Resource-Bound Analysis. The analysis method presented is based on automatic amortized resource analysis (AARA). This analysis technique has been introduced for functional programs [17, 19, 20, 33] and has also been applied to derive bounds for object-oriented programs [21] and heap-manipulating imperative programs [6]. In contrast to our work, none of the previous work focuses on proof certificates or deriving bounds for imperative code that depend on integers. Most related to our work is the recent application of AARA to derive linear bounds for imperative integer programs [11]. The main benefits of our work are the derivation of polynomial bounds, the flexibility introduced by rewrite functions, and the automatic verification of resource certificates in Coq.

Amortized analysis has been formalized in the proof assistants Isabelle/HOL and Coq to verify manually the complexity of algorithms and data-structures [14, 26]. Our focus is on integer programs rather than sophisticated data-structures and algorithms, and our technique verifies programs automatically.

Resource-bound analyses that focus on integer programs include CAMPY [31], KoAT [10], Rank [5], CoFloCo [16], COSTA [4] and Loopus [30]. The advantages of our method include LP-based bound inference, natural compositionality, bound inference for recursive procedures, and automatically-checked Coq certificates. Recent work on an interprocedural analysis that finds procedure summaries in non-linear arithmetic [22] has shown how such information can be used to find resource bounds.

We are only aware of three other papers that describe tools that can generate bounds with machine-verified certificates. Carbonneaux et al. [12] use Coq and the verified CompCert C compiler to derive stack bounds for assembly code that are verified by Coq. In contrast to the present paper, their technique does not use linear constraint solving and automatic verification is limited to constant stack bounds. Blazy et al. [9] describe a loop-bound estimation for WCET analysis that is formally verified in Coq. An advantage of our method is that we generate complex symbolic bounds and can naturally handle recursive functions. Albert et al. [3] have used the KeY program verifier to automatically verify bounds generated by the COSTA bound analyzer. While the overall methodology is similar, we show that we can handle a large set of benchmarks, perform bounds inference via linear programming, and focus on integer bounds rather than bounds that depend on the sizes of data structures.

Template-Based Methods. Several program-analysis methods use the idea of (i) choosing a template that characterizes the kind of invariants of a program that are sought, (ii) extracting an appropriate set of (linear) constraints from the program, and (iii) solving the constraints. For example, Template Constraint Matrices (TCMs) are a parameterized family of linear-inequality domains for expressing invariants in linear real arithmetic. Sankaranarayanan et al. [27] gave meet, join, and a set of abstract transformers for all TCM domains.
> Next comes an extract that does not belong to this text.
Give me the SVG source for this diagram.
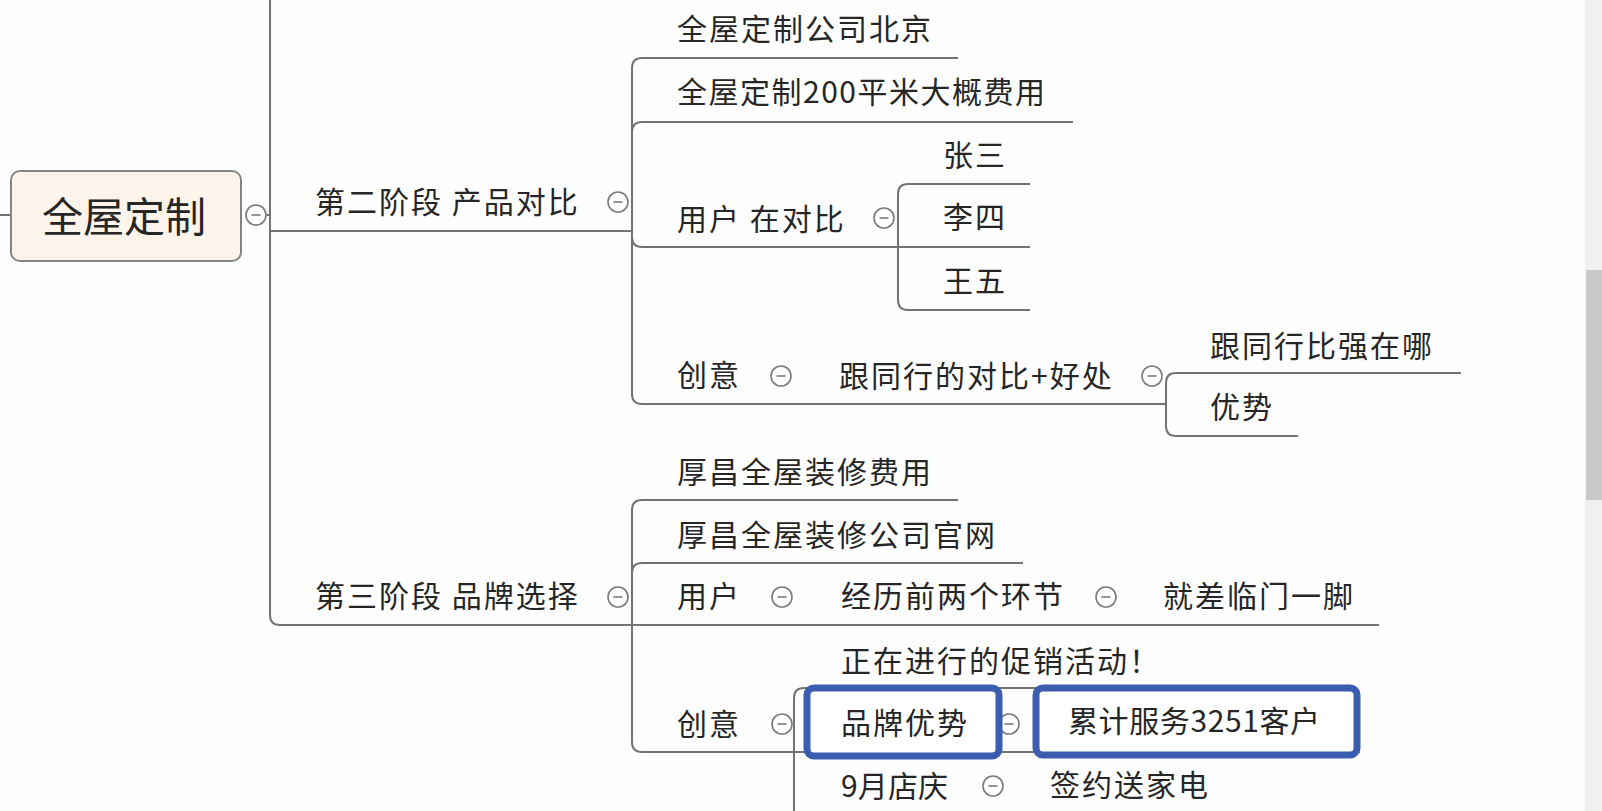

Monniaux [24] gave an algorithm that finds the best transformer in a TCM domain across a straight-line block and good transformers across more complicated control flow.

Müller-Olm and Seidl [25] showed how to obtain invariants that are polynomial equalities of bounded degree. Their method uses a finite-height domain that is a vector space whose basis elements are (transformers on) the set of monomials in which polynomial invariants can be expressed.

Bagnara et al. [8] presented a technique to generate invariants that are polynomial inequalities of bounded degree. Their technique introduces additional variables (dimensions) to represent nonlinear terms, and uses convex polyhedra to represent polynomial cones in the extended set of variables.